101 Days of D&D: say "Yes" or roll the dice

Okay, it’s only day #4 and I’m already veering away from the D&D stuff. Sorta. In a “See P.XX” column from a while back, Robin Laws, author of Robin’s Laws of Good Gamemastering and the Dungeon Master’s Guide II (both books I plan to discuss in these 101 days) says that having players roll for routine tasks is stupid (well, that’s not exactly what he said — I’m paraphrasing). He argues that:

Routine failures are just about unknown in non-rpg adventure fiction. They make the protagonists seem incompetent, and unworthy of our sense of escapist identification. More importantly, they bog down the story.

It’s an idea that’s cropped up in a lot of indie RPGs, too, and I like it. I haven’t, however, been using the principle much in my Eberron campaign. I plan to rectify that Friday night. I think it’ll speed the action along some and give the players who want to roleplay and take a little more narrative control do so (and I’m perfectly okay with that, even in D&D — the narrative control thing, I mean, not roleplaying — roleplaying is always good).

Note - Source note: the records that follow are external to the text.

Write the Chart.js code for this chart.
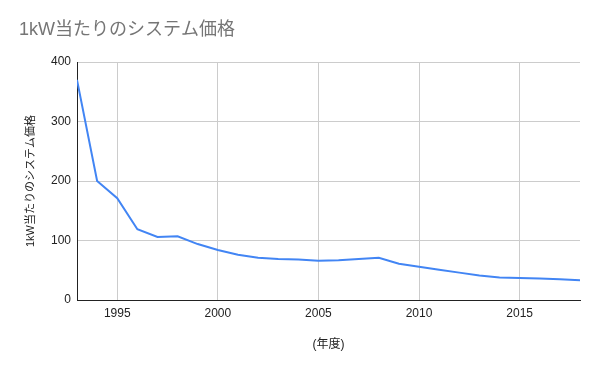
<!DOCTYPE html>
<html>
<head>
<meta charset="utf-8">
<script src="https://cdn.jsdelivr.net/npm/chart.js@4"></script>
<style>
  html, body { margin: 0; padding: 0; background: #fff; }
  #wrap { width: 600px; height: 371px; }
</style>
</head>
<body>
<div id="wrap"><canvas id="price_chart" width="600" height="371"></canvas></div>
<script>
const years = [1993, 1994, 1995, 1996, 1997, 1998, 1999, 2000, 2001, 2002, 2003, 2004, 2005,
               2006, 2007, 2008, 2009, 2010, 2011, 2012, 2013, 2014, 2015, 2016, 2017, 2018];
const prices = [370, 200, 171, 119, 106, 107, 94, 84, 76, 71, 69, 68, 66,
                67, 69, 71, 61, 56, 51, 46, 41, 38, 37, 36, 35, 33];
const xTicks = [1995, 2000, 2005, 2010, 2015];
const yTicks = [0, 100, 200, 300, 400];

const fontFamily = '"Liberation Sans", Arial, "Noto Sans CJK JP", sans-serif';

const ctx = document.getElementById('price_chart').getContext('2d');
const priceChart = new Chart(ctx, {
    type: 'line',
    data: {
        datasets: [
            {
                label: '1kW当たりのシステム価格',
                data: years.map((y, i) => ({ x: y, y: prices[i] })),
                borderColor: '#4285F4',
                backgroundColor: '#4285F4',
                borderWidth: 2,
                pointRadius: 0,
                tension: 0
            }
        ]
    },
    options: {
        responsive: false,
        animation: false,
        layout: { padding: { left: 19, right: 20, top: 0, bottom: 0 } },
        plugins: {
            legend: { display: false },
            tooltip: { enabled: false },
            title: {
                display: true,
                text: '1kW当たりのシステム価格',
                align: 'start',
                color: '#757575',
                font: { family: fontFamily, size: 18, weight: 'normal' },
                padding: { top: 19, bottom: 21.4 }
            }
        },
        scales: {
            x: {
                type: 'linear',
                min: 1993,
                max: 2018,
                afterBuildTicks: function(scale) {
                    scale.ticks = xTicks.map(v => ({ value: v }));
                },
                afterFit: function(scale) {
                    scale.height = 71;
                },
                ticks: {
                    color: '#222',
                    font: { family: fontFamily, size: 12 },
                    padding: 6,
                    maxRotation: 0,
                    callback: function(value) {
                        return String(value);
                    }
                },
                grid: { color: '#cccccc', drawTicks: false },
                border: { color: '#222', width: 1 },
                title: {
                    display: true,
                    text: '(年度)',
                    color: '#222',
                    font: { family: fontFamily, size: 12 },
                    padding: { top: 0, bottom: 19 }
                }
            },
            y: {
                min: 0,
                max: 400,
                afterBuildTicks: function(scale) {
                    scale.ticks = yTicks.map(v => ({ value: v }));
                },
                afterFit: function(scale) {
                    scale.width = 58;
                },
                ticks: {
                    color: '#222',
                    font: { family: fontFamily, size: 12 },
                    padding: 6
                },
                grid: { color: '#cccccc', drawTicks: false },
                border: { color: '#222', width: 1 },
                title: {
                    display: true,
                    text: '1kW当たりのシステム価格',
                    color: '#222',
                    font: { family: fontFamily, size: 11 },
                    padding: { top: 5, bottom: 0 }
                }
            }
        }
    }
});
</script>
</body>
</html>
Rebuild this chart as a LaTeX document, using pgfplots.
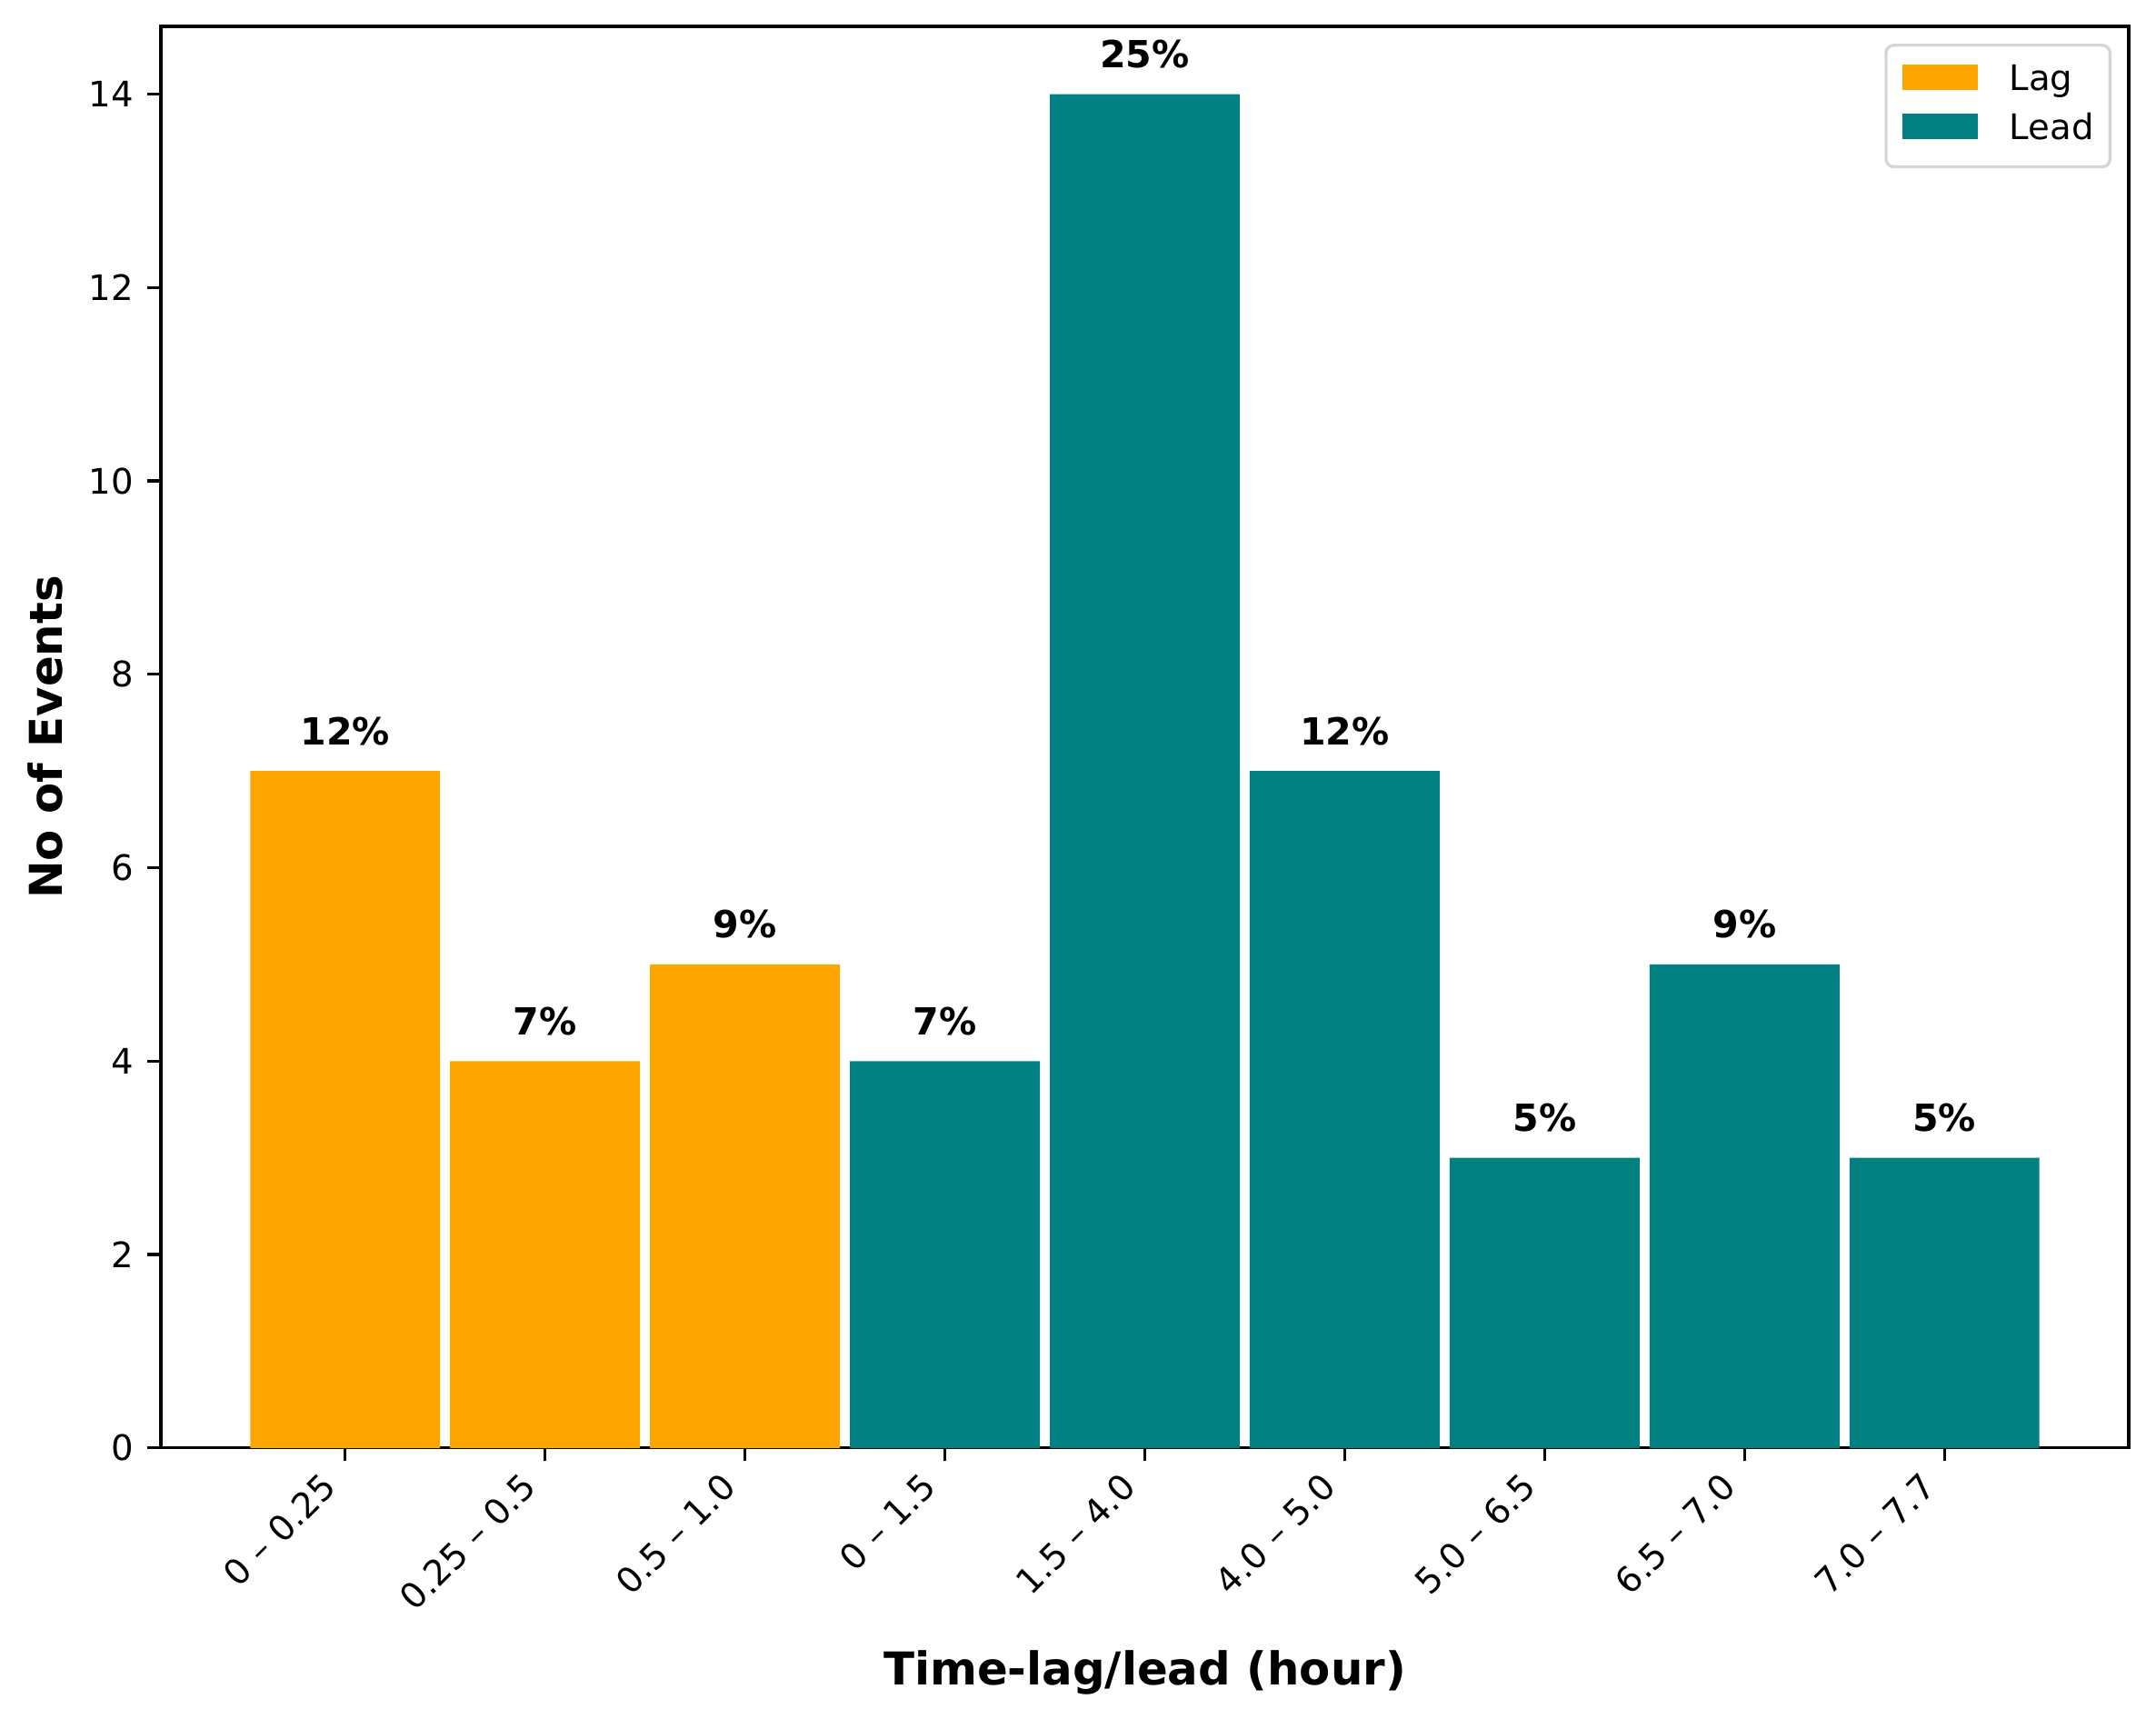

Robin even gives us a little flowchart to illustrate the conception:

1) Will this die roll generate suspense? Do the players really care all that much?
a)If yes: proceed to die roll
b) If no: proceed to next question

2) Will failure be at least as interesting, introducing as much forward plot movement, as success?
a) If yes: proceed to die roll
b) If no: success is a “gimme.” The character automatically succeeds

And, for me in regards to D&D, 2.b there means without having to go the route of taking 10 or even taking 20 — the “gimme” is made before you get far enough to consider the time requirements, etc. of taking 10 or 20.

Another option is that, if the player wants to roll for it, they can. If they suceed by a very wide margin, they can do that routine thing extremely well, even to the point of doing some ebellishment through narrative control.

Despite my protestations to the contrary, I’m not trying to make D&D something other than D&D. You can play D&D as an extremely tactical game, though I choose not to do so most of the time. Plus, I think this is a rule/concept/practice that makes exceptionally good sense in the swashbuckle-y goodness that is Eberron.

I’ll report back on how it goes in Friday’s session. [Editor’s Note: Actual Play posts will commence starting this weekend. I’ll also write up at least some summaries for the first three sessions to catch folks up on the action.]